NIFROST – Blykrone

by Luca Gazzola

I Nifrost sono un gruppo norvegese nato nel 2005 a Jølster che ha esordito nel 2010 con la demo “Myrket er kome”. In seguito hanno pubblicato un’altra demo, un singolo e due album tra cui questo. Si tratta di un gruppo con influenze black molto solide, con riff veloci fatti principalmente in tremolo con uno stile black inconfondibile e parti leggermente più leggere e melodiche con tanto di cori, in un connubio che ricorda vagamente gruppi come Mistur, Helheim, Dark Funeral e Nordjevel. Nonostante queste influenze, hanno già uno stile loro personale, cosa che non tutti i gruppi riescono a raggiungere al secondo full lenght. Si tratta di un album non molto impegnativo, con pezzi di una durata variabile da 3 a 8 minuti, per una lunghezza complessiva di circa 42 minuti.

Tra le canzoni rilevanti:

  • “Blykrone”: secondo pezzo dell’album. Assieme all’intro “Prosesjon” si arriva a circa 6 minuti e mezzo di musica caratterizzata da riff pestati e cori maschili a rendere un’atmosfera piuttosto positiva ed epica per il genere black. Su Spotify inoltre è la canzone più sentita del nuovo album, con oltre 3000 ascolti.
  • “Tvihalden”: quinta canzone. Si tratta di un pezzo gradevole che risalta, tra le altre cose, dall’utilizzo magistrale dei cori che danno un tono epico al ritornello e dalla presenza di riff orecchiabili, oltre al fatto che ha un’introduzione propria, “Arr“. In questo modo risalta sugli altri pezzi, rendendo la parte centrale dell’album assieme a “Varden” assolutamente valida.
  • “Klander”: decimo pezzo. Trattasi del pezzo più lungo e articolato vista la durata di oltre 8 minuti, con giri scatenati, tecnici e al contempo melodici, tremolo picking generalizzato, cori, intermezzi lievemente più lenti e urla gutturali. Se si volesse avere un assaggio di che cosa consiste questo album questa canzone potrebbe assolvere tranquillamente questo compito, ma non renderebbe del tutto giustizia al gruppo dato che il meglio si trova in altri pezzi accennati in precedenza.
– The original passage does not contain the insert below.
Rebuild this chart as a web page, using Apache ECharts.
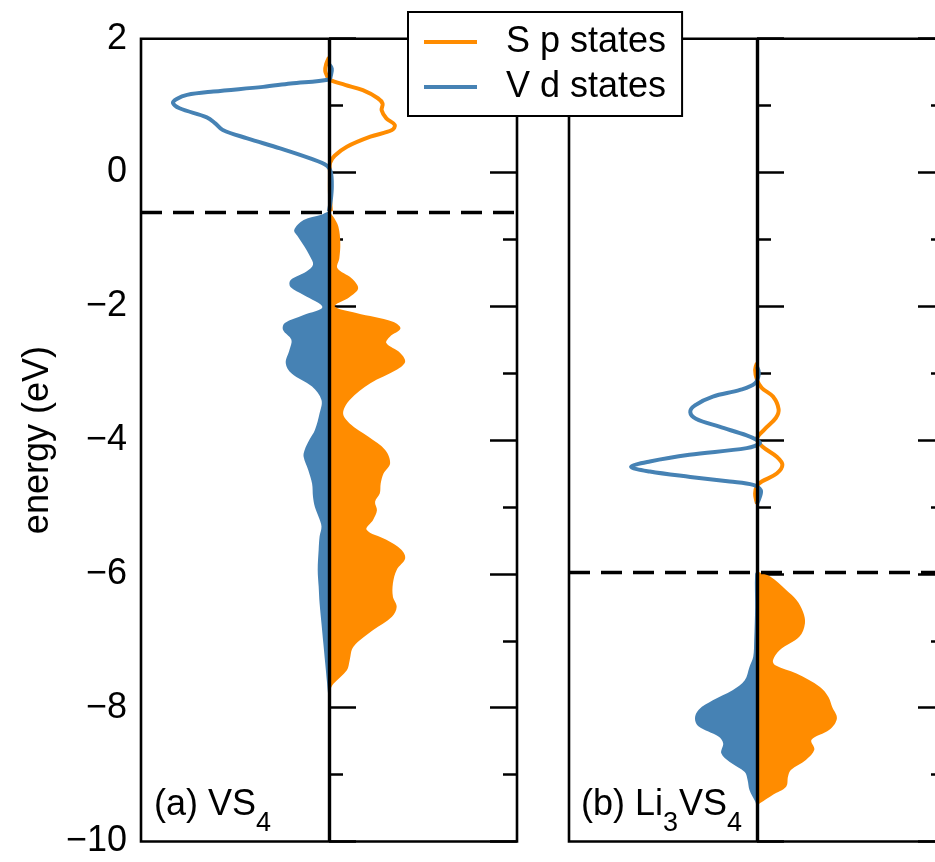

Rispetto all’album precedente le canzoni si sono accorciate da 7-8 minuti a 5, e un po’ omogeneizzate tra di loro, aumentando leggermente la frequenza dei cori e calando la componente folk che si percepiva in “Motvind”, che rimane il migliore album fatto da loro. Lo stile è stato tenuto e affinato, i ritmi forsennati e il tremolo picking sono rimasti immutati ma, nel complesso, l’album è meno vivace e variegato e un po’ più cupo, pur rimanendo gradevole da sentire. Non c’è niente di particolarmente innovativo o stravagante ma nell’ambito black non è niente male comunque.